AO: Tilley notes that it was not until the nineteenth century, and particularly the period after 1850, that scientific institutions and ideologies began to attain worldwide preeminence. While this worldwide preeminence is related to Europe’s pursuit of global colonialism, she notes it is also a result of factors including the greater organization of scientific congresses; shared nomenclature and methods; professionalization of the biosciences and field sciences; greater circulation of international scientific journals, and the standardization of laws regulating and defining science.
Tilley seeks to look at development of science at multiple levels (16). But most of her analysis is at the level of meta (the dominant discursive regimes of the time) and at the macro and meso (legal, politica, organizational).
Tilley’s own data is archival. She includes an appendix where she outlines colonial office lists that she used and gives context to the data in over 4 pages of narrative. She includes 29 tables of statistics the count over time of colonial offices in Africa. She also includes references to original documents in her endnotes. On page 440 she lists the archives she visited.

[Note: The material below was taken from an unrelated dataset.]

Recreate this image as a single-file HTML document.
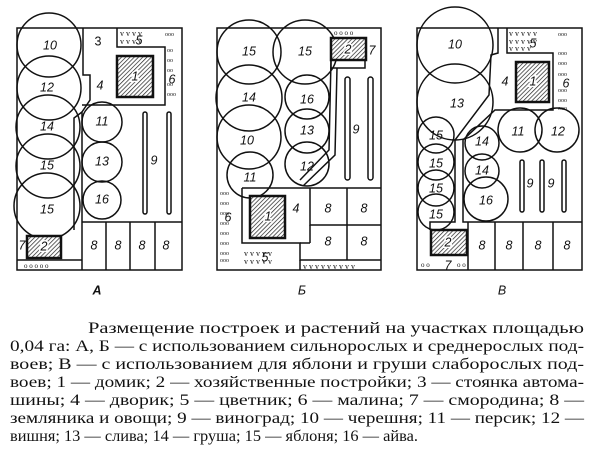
<!DOCTYPE html>
<html><head><meta charset="utf-8"><style>
html,body{margin:0;padding:0;background:#fff;width:604px;height:453px;overflow:hidden}
svg{display:block}
text{font-family:"Liberation Serif",serif;fill:#111}
.n{font-family:"Liberation Sans",sans-serif;font-style:italic;font-size:12.5px;text-anchor:middle;dominant-baseline:middle}
.c{font-size:16px}
</style></head><body>
<svg width="604" height="453" viewBox="0 0 604 453" xmlns="http://www.w3.org/2000/svg">
<defs>
<pattern id="h" width="3" height="3" patternUnits="userSpaceOnUse" patternTransform="rotate(45)">
<rect width="3" height="3" fill="#fff"/><line x1="0" y1="0" x2="0" y2="3" stroke="#222" stroke-width="1.4"/></pattern>
</defs>
<g fill="none" stroke="#111" stroke-width="1.5">
<!-- Panel A -->
<rect x="17" y="28" width="165" height="242"/>
<polyline points="82,270 82,112 90,100 90,75 83,75 83,28"/>
<polyline points="74,230 74,118 82,112"/>
<polyline points="82,105 165,105 165,47 117,47 117,28"/>
<line x1="82" y1="222" x2="182" y2="222"/>
<line x1="106" y1="222" x2="106" y2="270"/><line x1="130" y1="222" x2="130" y2="270"/><line x1="155" y1="222" x2="155" y2="270"/>
<line x1="17" y1="260" x2="82" y2="260"/>
<circle cx="49" cy="45" r="32"/><circle cx="49" cy="88" r="32"/><circle cx="48" cy="127" r="32"/><circle cx="48" cy="166" r="32"/><circle cx="47" cy="206" r="33"/>
<circle cx="102" cy="122" r="20"/><circle cx="102" cy="162" r="20"/><circle cx="102" cy="200" r="19"/>
<rect x="143" y="112" width="4" height="102" rx="2"/><rect x="167" y="112" width="4" height="102" rx="2"/>
<!-- Panel B -->
<rect x="217" y="28" width="164" height="242"/>
<circle cx="249" cy="52" r="32"/><circle cx="305" cy="52" r="32"/><circle cx="249" cy="98" r="33"/><circle cx="307" cy="97" r="22"/>
<circle cx="249" cy="137" r="32"/><circle cx="307" cy="131" r="22"/><circle cx="250" cy="175" r="23"/><circle cx="307" cy="164" r="22"/>
<polyline points="331,60 331,68 365,68 365,60"/>
<polyline points="337,68 335,155 303,186"/><polyline points="331,60 329,150 300,180"/>
<polyline points="242,188 381,188"/>
<polyline points="242,188 242,243 300,243 300,260 381,260"/>
<polyline points="310,188 310,225 381,225"/><line x1="347" y1="188" x2="347" y2="260"/><line x1="300" y1="243" x2="310" y2="243"/><line x1="310" y1="225" x2="310" y2="243"/>
<line x1="300" y1="260" x2="300" y2="270"/>
<rect x="345" y="77" width="5" height="103" rx="2.5"/><rect x="368" y="77" width="5" height="103" rx="2.5"/>
<!-- Panel C -->
<rect x="417" y="28" width="165" height="242"/>
<circle cx="455" cy="45" r="38"/><circle cx="455" cy="102" r="38"/>
<circle cx="436" cy="135" r="18"/><circle cx="436" cy="162" r="18"/><circle cx="436" cy="188" r="18"/><circle cx="436" cy="212" r="18"/>
<circle cx="482" cy="143" r="17"/><circle cx="482" cy="171" r="17"/><circle cx="486" cy="199" r="22"/>
<circle cx="520" cy="130" r="22"/><circle cx="557" cy="130" r="22"/>
<polyline points="498,28 498,53 491,55 489,95 455,140 455,222 430,222 430,230"/>
<polyline points="507,28 507,53 553,53 553,110 495,110 463,140 463,222 582,222"/>
<line x1="495" y1="222" x2="495" y2="270"/><line x1="523" y1="222" x2="523" y2="270"/><line x1="553" y1="222" x2="553" y2="270"/><line x1="468" y1="222" x2="468" y2="270"/>
<rect x="520" y="160" width="4" height="52" rx="2"/><rect x="540" y="160" width="4" height="52" rx="2"/><rect x="562" y="160" width="4" height="52" rx="2"/>
</g>
<g stroke="#111" stroke-width="2.5" fill="url(#h)">
<rect x="117" y="56" width="36" height="41"/><rect x="27" y="236" width="34" height="22"/>
<rect x="331" y="38" width="35" height="22"/><rect x="250" y="196" width="35" height="42"/>
<rect x="516" y="62" width="33" height="40"/><rect x="431" y="230" width="36" height="25"/>
</g>
<g font-size="8" font-family="Liberation Sans" fill="#111">
<text x="120" y="36">v v   v v</text><text x="120" y="44">v v   v v</text>
<text x="244" y="256">v v  v v v</text><text x="244" y="264">v v  v v v</text><text x="303" y="269">v v v v v v v v v</text>
<text x="509" y="36">v v v v v</text><text x="509" y="44">v v v v v</text><text x="509" y="51">v v   v v</text>
<text x="165" y="36" font-size="6">ooo</text><text x="167" y="52" font-size="6">oo</text><text x="167" y="62" font-size="6">oo</text><text x="167" y="72" font-size="6">oo</text><text x="167" y="86" font-size="6">oo</text><text x="167" y="96" font-size="6">ooo</text>
<text x="220" y="195" font-size="6">ooo</text><text x="220" y="205" font-size="6">ooo</text><text x="220" y="215" font-size="6">ooo</text><text x="220" y="225" font-size="6">ooo</text><text x="220" y="235" font-size="6">ooo</text><text x="220" y="245" font-size="6">ooo</text><text x="220" y="255" font-size="6">ooo</text><text x="220" y="262" font-size="6">ooo</text>
<text x="558" y="36" font-size="6">ooo</text><text x="558" y="55" font-size="6">ooo</text><text x="558" y="65" font-size="6">ooo</text><text x="558" y="76" font-size="6">ooo</text><text x="558" y="92" font-size="6">ooo</text><text x="558" y="102" font-size="6">ooo</text><text x="558" y="110" font-size="6">ooo</text>
<text x="24" y="268" font-size="7">o o o o o</text><text x="334" y="35" font-size="7">o o o o</text><text x="421" y="267" font-size="7">o o</text><text x="457" y="267" font-size="7">o o</text>
</g>
<g>
<text class="n" x="50" y="46">10</text><text class="n" x="98" y="42" style="font-style:normal">3</text><text class="n" x="100" y="86">4</text><text class="n" x="47" y="88">12</text><text class="n" x="47" y="127">14</text><text class="n" x="47" y="166">15</text><text class="n" x="47" y="210">15</text>
<text class="n" x="102" y="122">11</text><text class="n" x="102" y="162">13</text><text class="n" x="102" y="200">16</text><text class="n" x="154" y="161">9</text><text class="n" x="135" y="77" stroke="#fff" stroke-width="3" style="paint-order:stroke">1</text><text class="n" x="172" y="80">6</text><text class="n" x="139" y="41">5</text>
<text class="n" x="44" y="247" stroke="#fff" stroke-width="3" style="paint-order:stroke">2</text><text class="n" x="22" y="246">7</text>
<text class="n" x="94" y="246">8</text><text class="n" x="118" y="246">8</text><text class="n" x="142" y="246">8</text><text class="n" x="166" y="246">8</text>
<text class="n" x="249" y="52">15</text><text class="n" x="305" y="52">15</text><text class="n" x="249" y="98">14</text><text class="n" x="307" y="100">16</text><text class="n" x="247" y="141">10</text><text class="n" x="307" y="131">13</text><text class="n" x="250" y="178">11</text><text class="n" x="307" y="167">12</text>
<text class="n" x="356" y="130">9</text><text class="n" x="348" y="50" stroke="#fff" stroke-width="3" style="paint-order:stroke">2</text><text class="n" x="372" y="51">7</text><text class="n" x="296" y="209">4</text><text class="n" x="268" y="217" stroke="#fff" stroke-width="3" style="paint-order:stroke">1</text><text class="n" x="228" y="218">6</text><text class="n" x="265" y="258">5</text>
<text class="n" x="328" y="209">8</text><text class="n" x="364" y="209">8</text><text class="n" x="328" y="242">8</text><text class="n" x="364" y="242">8</text>
<text class="n" x="455" y="45">10</text><text class="n" x="457" y="104">13</text><text class="n" x="436" y="136">15</text><text class="n" x="436" y="164">15</text><text class="n" x="436" y="189">15</text><text class="n" x="436" y="215">15</text>
<text class="n" x="482" y="142">14</text><text class="n" x="482" y="171">14</text><text class="n" x="486" y="201">16</text><text class="n" x="518" y="132">11</text><text class="n" x="558" y="132">12</text>
<text class="n" x="530" y="184">9</text><text class="n" x="551" y="184">9</text><text class="n" x="505" y="82">4</text><text class="n" x="533" y="82" stroke="#fff" stroke-width="3" style="paint-order:stroke">1</text><text class="n" x="566" y="84">6</text><text class="n" x="533" y="44">5</text>
<text class="n" x="448" y="243" stroke="#fff" stroke-width="3" style="paint-order:stroke">2</text><text class="n" x="448" y="266" font-size="9">7</text>
<text class="n" x="482" y="246">8</text><text class="n" x="509" y="246">8</text><text class="n" x="538" y="246">8</text><text class="n" x="567" y="246">8</text>
<text class="n" x="97" y="291" font-weight="bold">А</text><text class="n" x="302" y="291">Б</text><text class="n" x="502" y="291">В</text>
</g>
<g class="c">
<text x="88" y="333" textLength="496" lengthAdjust="spacingAndGlyphs">Размещение построек и растений на участках площадью</text>
<text x="10" y="351" textLength="574" lengthAdjust="spacingAndGlyphs">0,04 га: А, Б — с использованием сильнорослых и среднерослых под-</text>
<text x="10" y="369" textLength="574" lengthAdjust="spacingAndGlyphs">воев; В — с использованием для яблони и груши слаборослых под-</text>
<text x="10" y="387" textLength="574" lengthAdjust="spacingAndGlyphs">воев; 1 — домик; 2 — хозяйственные постройки; 3 — стоянка автома-</text>
<text x="10" y="405" textLength="574" lengthAdjust="spacingAndGlyphs">шины; 4 — дворик; 5 — цветник; 6 — малина; 7 — смородина; 8 —</text>
<text x="10" y="423" textLength="574" lengthAdjust="spacingAndGlyphs">земляника и овощи; 9 — виноград; 10 — черешня; 11 — персик; 12 —</text>
<text x="10" y="441" textLength="408" lengthAdjust="spacingAndGlyphs">вишня; 13 — слива; 14 — груша; 15 — яблоня; 16 — айва.</text>
</g>
</svg>
</body></html>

This quote from Tilley’s book highlights that the “Africa has no data/bad data” rhetoric has been around since at least the Berlin conferenc: “The head of the Russian delegation, Count Knapist, told the conference that “precise data on the climate of Africa are absolutely wanting, whereas the [International] Meteorological Committee have already gathered them in every other part of the world.” It would be a tremendous service to science if the conference might “facilitate the establishment of a meteorological station in the upper regions of the Congo.”” (54).
In spite of Tilley’s 2010 piece calling for the study of the construction of “vernacular science,” this work largely traces British archives and thus centers the British empire as the main actor (although she works to complicate this to demonstrate the complexities of the production of scientific knowledge). She is limited methodologically with the archives that are available.
Tilley primarily situates the work in colonial British history. She also draws on postcolonial African studies like Mudimbe (The Invention of Africa) and Talal Asad. In contrast to arguments made by Mudimbe or Asad, Tilley makes it much more difficult to make the argument that there is a dominant colonial episteme imposed upon Africa -- that knowledge is made through many different modes and many actors, in conflict/tension with one another.
Desire for political relevance (and national competitiiveness) shaped many of the key decisions about funding for research in/on Africa (92)
Tilley is interested in the effects and legacies of “colonial science” (a formulation that she seeks demonstrate is untenable and the construction and relevance of indigenous knowledge and ethnosciences. (330)
Tilley explores the points at which “representations” turned into “interventions,” as theory and research were applied in practice. Defined in this way, she sees interventions (including development projects) as part part of an ongoing process of knowledge formation and reproduction (16).
She includes indigenous knowledge here and argues that most things labeled “traditional knowledge” are in fact a variant of vernacular science; in other words, they have already been translated, selectively modified, and even tested (332).